Looking through a few back copies of Journal of the British Interplanetary Society, I found a paper by a Japanese physicist, Yoshinari Minami, ‘Travelling to the Stars: Possibilities Given by a Spacetime Featuring Imaginary Time’ in JBIS vol. 56, no. 5/6, May/June 2003, pp. 205-211. The possibility of Faster Than Light travel is taken seriously by a number of physicists, engineers and space scientists, and a number of papers on the possibility of using warp drive or other advanced systems to travel to the stars have been published since Marcel Alcubierre published his paper showing that warp drive was possible, if only in theory, in the 1990s. Incidentally, one of Alcubierre’s names using the Spanish system was ‘Moya’, which was also the name of the living space ship in the SF TV series, Farscape.

In the article, Minami discusses the physics of hyperspace, using some seriously difficult maths to prove that it is in theory possible to travel to the Pleiades, otherwise known as the Seven Sisters, a star cluster 410 light years away in 1.3 Earth years. Without some form of FTL drive a round trip to the Pleiades in a spacecraft travelling at 0.99999 per cent of the speed of light would take 820 years, although due to time dilation the crew would only experience the journey as 3.6 years long.

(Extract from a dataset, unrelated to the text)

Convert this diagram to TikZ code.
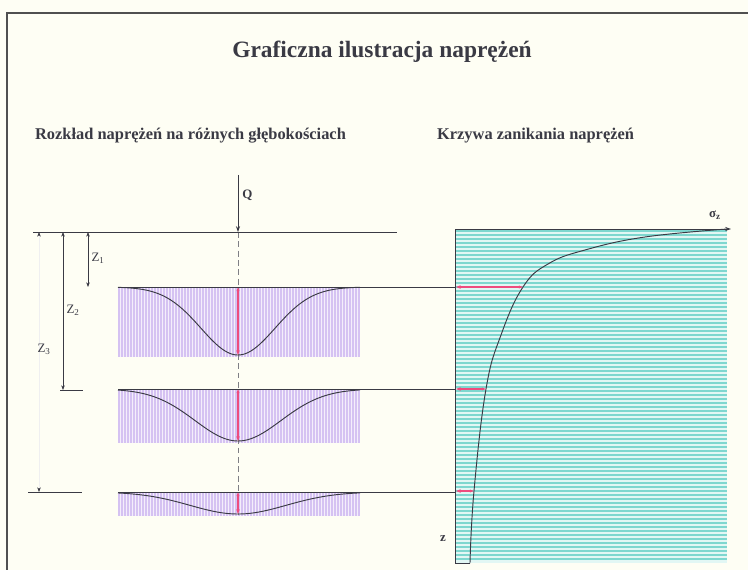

Minami acknowledges that imaginary time is a difficult concept, and gives some examples of how contemporary scientists are nevertheless incorporating it into their theories and experiments. For example, Stephen Hawking has used imaginary time as part of his attempt to unite relativity and quantum physics. In real time, the universe has a beginning and an end in singularities in which current physics breaks down. However, no such boundaries exist in imaginary time, and so imaginary time may be far more basic as a fundamental property of the cosmos.

He also discusses the way quantum tunnelling is utilised in a number of electronics components. These are the tunnel diode, the tunnel transistor, the tunnel diode charge transformer logic and other devices. Quantum tunnelling is the phenomenon in which a sub-atomic particle can travel slightly faster than light if it has imaginary momentum.

This is seriously mind-blowing stuff. I can remember the excitement back in the 1990s or perhaps the early part of this century, when a team of physicists showed it was possible to use quantum tunnelling to send information slightly faster than the speed of light, something which was previously thought impossible. For SF fans, this raises the possibility that one day Faster Than Light communication devices – the ansibles of Ursula le Guin and the Dirac Telephone of James Blish, could become a reality.

The paper then discusses the possibility of using wormholes or cosmological theories, which posit that the universe has extra dimensions, such as Kaluza-Klein Theory, Supergravity, Superstrings, M theory and D-brane theory to enter hyperspace. Minami states that one form of wormhole – the Euclidean – is considered to include imaginary time in their topology. However, using such a wormhole would be extremely difficult, as they’re smaller than an attempt, suffer fluctuations and the destination and way back is ultimately unknown.

He therefore does not make any detailed suggestion how a future spacecraft could enter hyperspace. But if a spaceship was able to enter hyperspace after accelerating to with a infinitesimal fraction of the speed of light, a flight which lasted for 100 hours in hyperspace would appear to last only 70 hours to an observer on Earth.

He then considers a mission in which a spaceship leaves Earth at a tenth or a fifth the speed of light. After escaping from the solar system, the ship then accelerates to near-light speed. Such a spacecraft would be able to reach the Pleiades in 1.8 years ship time, which 1.3 years have passed to the scientists waiting back on Earth. This method of transport would not violate the causality principle, and could be used at all times and everywhere back in real space.

I don’t pretend for a single moment to be able to follow the maths. All I can say is that, if a hyperspace with an imaginary time exists, then, as Star Trek’s Captain Jean-Luc Picard would say, ‘Make it so!’